To conclude, Solum insists that if living constitutionalists
"want to contest the truth of semantic originalism, they should lay their arguments on the table and make them explicit. If they want to deny the normative significance of the semantic content of the Constitution, but claim that the semantic content of other constitutional texts has normative authority and creates obligations of fidelity, they should produce the arguments that justify this distinction. And if they want to argue that some nonoriginalist theory of constitutional interpretation is justified on normative grounds, they need to produce the arguments."
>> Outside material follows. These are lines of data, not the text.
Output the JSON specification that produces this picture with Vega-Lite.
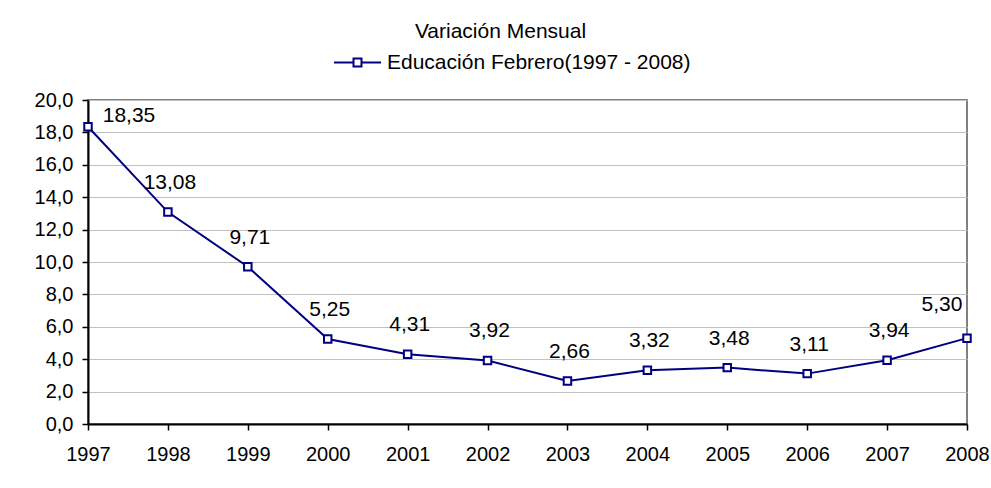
{
  "$schema": "https://vega.github.io/schema/vega-lite/v6.json",
  "width": 879,
  "height": 324,
  "autosize": {"type": "none"},
  "padding": {"left": 88, "top": 100, "right": 24, "bottom": 64},
  "background": "white",
  "config": {
    "locale": {"number": {"decimal": ",", "thousands": ".", "grouping": [3], "currency": ["", " €"]}},
    "font": "Liberation Sans",
    "view": {"stroke": "#808080", "strokeWidth": 2},
    "axis": {
      "labelFont": "Liberation Sans",
      "labelColor": "black",
      "labelFontSize": 20,
      "domainColor": "black",
      "domainWidth": 2,
      "tickColor": "black",
      "tickSize": 6,
      "tickWidth": 1.5,
      "gridColor": "#c0c0c0",
      "gridWidth": 1,
      "title": null
    }
  },
  "title": {
    "text": "Variación Mensual",
    "font": "Liberation Sans",
    "fontSize": 21,
    "fontWeight": "normal",
    "color": "black",
    "anchor": "middle",
    "baseline": "alphabetic",
    "dx": -27,
    "offset": -21
  },
  "data": {
    "values": [
      {"anio": 1997, "valor": 18.35},
      {"anio": 1998, "valor": 13.08},
      {"anio": 1999, "valor": 9.71},
      {"anio": 2000, "valor": 5.25},
      {"anio": 2001, "valor": 4.31},
      {"anio": 2002, "valor": 3.92},
      {"anio": 2003, "valor": 2.66},
      {"anio": 2004, "valor": 3.32},
      {"anio": 2005, "valor": 3.48},
      {"anio": 2006, "valor": 3.11},
      {"anio": 2007, "valor": 3.94},
      {"anio": 2008, "valor": 5.30}
    ]
  },
  "encoding": {
    "x": {
      "field": "anio",
      "type": "quantitative",
      "scale": {"domain": [1997, 2008], "nice": false, "zero": false},
      "axis": {
        "values": [1997, 1998, 1999, 2000, 2001, 2002, 2003, 2004, 2005, 2006, 2007, 2008],
        "format": "d",
        "grid": false,
        "labelPadding": 14,
        "labelFlush": false,
        "labelOverlap": false
      }
    },
    "y": {
      "field": "valor",
      "type": "quantitative",
      "scale": {"domain": [0, 20], "nice": false},
      "axis": {
        "values": [0, 2, 4, 6, 8, 10, 12, 14, 16, 18, 20],
        "format": ".1f",
        "grid": true,
        "labelPadding": 9
      }
    }
  },
  "layer": [
    {
      "mark": {"type": "line", "color": "#000080", "strokeWidth": 2},
      "encoding": {
        "color": {
          "datum": "Educación Febrero(1997 - 2008)",
          "scale": {"range": ["#000080"]},
          "legend": {
            "orient": "none",
            "legendX": 245,
            "legendY": -62,
            "padding": 0,
            "title": null,
            "symbolType": "M-1,0L-0.17,0M0.17,0L1,0M-0.17,-0.17L0.17,-0.17L0.17,0.17L-0.17,0.17Z",
            "symbolSize": 2209,
            "symbolStrokeWidth": 2,
            "symbolStrokeColor": "#000080",
            "symbolFillColor": "white",
            "labelFont": "Liberation Sans",
            "labelFontSize": 21,
            "labelColor": "black",
            "labelOffset": 5,
            "labelLimit": 0
          }
        }
      }
    },
    {
      "mark": {"type": "point", "shape": "square", "size": 56, "filled": true, "fill": "white", "stroke": "#000080", "strokeWidth": 2, "opacity": 1}
    },
    {
      "transform": [{"filter": "datum.anio > 1997 && datum.anio < 2008"}],
      "mark": {"type": "text", "fontSize": 21, "color": "black", "dx": 2, "dy": -29, "baseline": "middle", "align": "center"},
      "encoding": {"text": {"field": "valor", "type": "quantitative", "format": ".2f"}}
    },
    {
      "transform": [{"filter": "datum.anio == 1997"}],
      "mark": {"type": "text", "fontSize": 21, "color": "black", "dx": 41, "dy": -11, "baseline": "middle", "align": "center"},
      "encoding": {"text": {"field": "valor", "type": "quantitative", "format": ".2f"}}
    },
    {
      "transform": [{"filter": "datum.anio == 2008"}],
      "mark": {"type": "text", "fontSize": 21, "color": "black", "dx": -25, "dy": -33, "baseline": "middle", "align": "center"},
      "encoding": {"text": {"field": "valor", "type": "quantitative", "format": ".2f"}}
    }
  ]
}
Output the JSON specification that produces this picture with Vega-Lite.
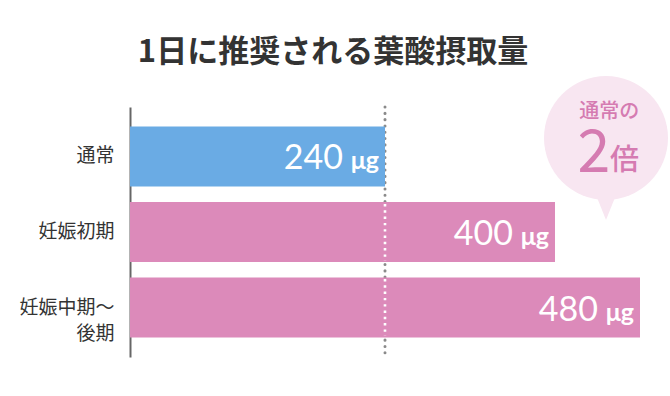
{
  "$schema": "https://vega.github.io/schema/vega-lite/v6.json",
  "autosize": "none",
  "width": 510,
  "height": 250,
  "padding": {"left": 130, "top": 107, "right": 30, "bottom": 39},
  "background": "white",
  "config": {"view": {"stroke": null}, "font": "Noto Sans CJK JP"},
  "title": {
    "text": "1日に推奨される葉酸摂取量",
    "fontSize": 31,
    "fontWeight": "bold",
    "color": "#333333",
    "font": "Noto Sans CJK JP",
    "anchor": "middle",
    "dx": -52,
    "offset": 7
  },
  "datasets": {
    "bars": [
      {"cat": "通常", "value": 240},
      {"cat": "妊娠初期", "value": 400},
      {"cat": "妊娠中期～後期", "value": 480}
    ],
    "ref": [{"ref": 240}]
  },
  "resolve": {"scale": {"y": "independent"}, "axis": {"y": "independent"}},
  "layer": [
    {
      "data": {"name": "ref"},
      "mark": {"type": "rule", "color": "#8a8a8a", "strokeWidth": 3, "strokeDash": [0.1, 6.2], "strokeCap": "round"},
      "encoding": {"x": {"field": "ref", "type": "quantitative", "scale": {"domain": [0, 480], "nice": false}, "axis": null}}
    },
    {
      "data": {"name": "bars"},
      "layer": [
        {
          "mark": {"type": "bar"},
          "encoding": {
            "y": {
              "field": "cat", "type": "nominal", "sort": null,
              "scale": {"paddingInner": 0.205, "paddingOuter": 0.258},
              "axis": {
                "title": null, "ticks": false, "domain": true, "domainColor": "#666666", "domainWidth": 2,
                "labelFontSize": 19, "labelColor": "#333333", "labelPadding": 16, "labelLineHeight": 26,
                "labelFont": "Noto Sans CJK JP",
                "labelExpr": "datum.value == '妊娠中期～後期' ? ['妊娠中期～', '後期'] : datum.label"
              }
            },
            "x": {"field": "value", "type": "quantitative", "scale": {"domain": [0, 480], "nice": false}, "axis": null},
            "color": {"field": "cat", "type": "nominal", "legend": null,
              "scale": {"domain": ["通常", "妊娠初期", "妊娠中期～後期"], "range": ["#6aabe4", "#dc8aba", "#dc8aba"]}}
          }
        },
        {
          "mark": {"type": "text", "align": "right", "baseline": "alphabetic", "dx": -42, "dy": 13, "font": "Lato", "fontSize": 34, "color": "#ffffff"},
          "encoding": {
            "y": {"field": "cat", "type": "nominal", "sort": null},
            "x": {"field": "value", "type": "quantitative"},
            "text": {"field": "value", "type": "quantitative"}
          }
        },
        {
          "mark": {"type": "text", "align": "right", "baseline": "alphabetic", "dx": -6, "dy": 13, "font": "Lato", "fontSize": 25, "fontWeight": "bold", "color": "#ffffff", "text": "μg"},
          "encoding": {
            "y": {"field": "cat", "type": "nominal", "sort": null},
            "x": {"field": "value", "type": "quantitative"}
          }
        }
      ]
    },
    {
      "data": {"values": [{"label": "通常の", "big": "2", "unit": "倍"}]},
      "layer": [
        {
          "mark": {"type": "rule", "stroke": "#ffffff", "strokeWidth": 2.6, "strokeDash": [2.4, 3.9]},
          "encoding": {
            "x": {"datum": 240, "type": "quantitative"},
            "y": {"datum": 97, "type": "quantitative", "scale": {"domain": [0, 250], "reverse": true, "nice": false}, "axis": null},
            "y2": {"datum": 154}
          }
        },
        {
          "mark": {"type": "rule", "stroke": "#ffffff", "strokeWidth": 2.6, "strokeDash": [2.4, 3.9]},
          "encoding": {
            "x": {"datum": 240, "type": "quantitative"},
            "y": {"datum": 172, "type": "quantitative"},
            "y2": {"datum": 229}
          }
        },
        {
          "mark": {"type": "point", "shape": "circle", "filled": true, "color": "#f8e6f1", "opacity": 1, "size": 15376},
          "encoding": {
            "x": {"datum": 448, "type": "quantitative"},
            "y": {"datum": 31, "type": "quantitative"}
          }
        },
        {
          "mark": {"type": "point", "shape": "M-0.8,-1L0,1L0.8,-1Z", "filled": true, "color": "#f8e6f1", "opacity": 1, "size": 484},
          "encoding": {
            "x": {"datum": 448, "type": "quantitative"},
            "y": {"datum": 102, "type": "quantitative"}
          }
        },
        {
          "mark": {"type": "text", "align": "center", "baseline": "middle", "fontSize": 20, "fontWeight": 500, "color": "#d57bb1", "font": "Noto Sans CJK JP"},
          "encoding": {
            "x": {"datum": 451, "type": "quantitative"},
            "y": {"datum": 4.5, "type": "quantitative"},
            "text": {"field": "label"}
          }
        },
        {
          "mark": {"type": "text", "align": "center", "baseline": "alphabetic", "fontSize": 59, "fontWeight": 400, "color": "#d57bb1", "font": "Noto Sans CJK JP"},
          "encoding": {
            "x": {"datum": 436.7, "type": "quantitative"},
            "y": {"datum": 65, "type": "quantitative"},
            "text": {"field": "big"}
          }
        },
        {
          "mark": {"type": "text", "align": "center", "baseline": "middle", "fontSize": 29, "fontWeight": 500, "color": "#d57bb1", "font": "Noto Sans CJK JP"},
          "encoding": {
            "x": {"datum": 465.4, "type": "quantitative"},
            "y": {"datum": 54, "type": "quantitative"},
            "text": {"field": "unit"}
          }
        }
      ]
    }
  ]
}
I have focused here mostly on the first of these tasks, but living constitutionalists have been doing all three for decades. For example: the best arguments for statutory textualism—those of democratic authority and rule-of-law transparency—simply don't apply to supermajoritarian constitutions; the first is subject to dead-hand objections, and the second to incentive-incompatibility. And normative arguments for living constitutionalism are positively legion; that label fits at least half the books published by Americans on constitutional theory. In short: philosophy of language does not compel semantic originalism. Legal positivist considerations push against it, except as one modality among others. And moral and political philosophy can provide all the distinctions needed between statutory and constitutional originalism, in addition to moral considerations for living constitutionalism. The New Originalism is no more attractive than the old.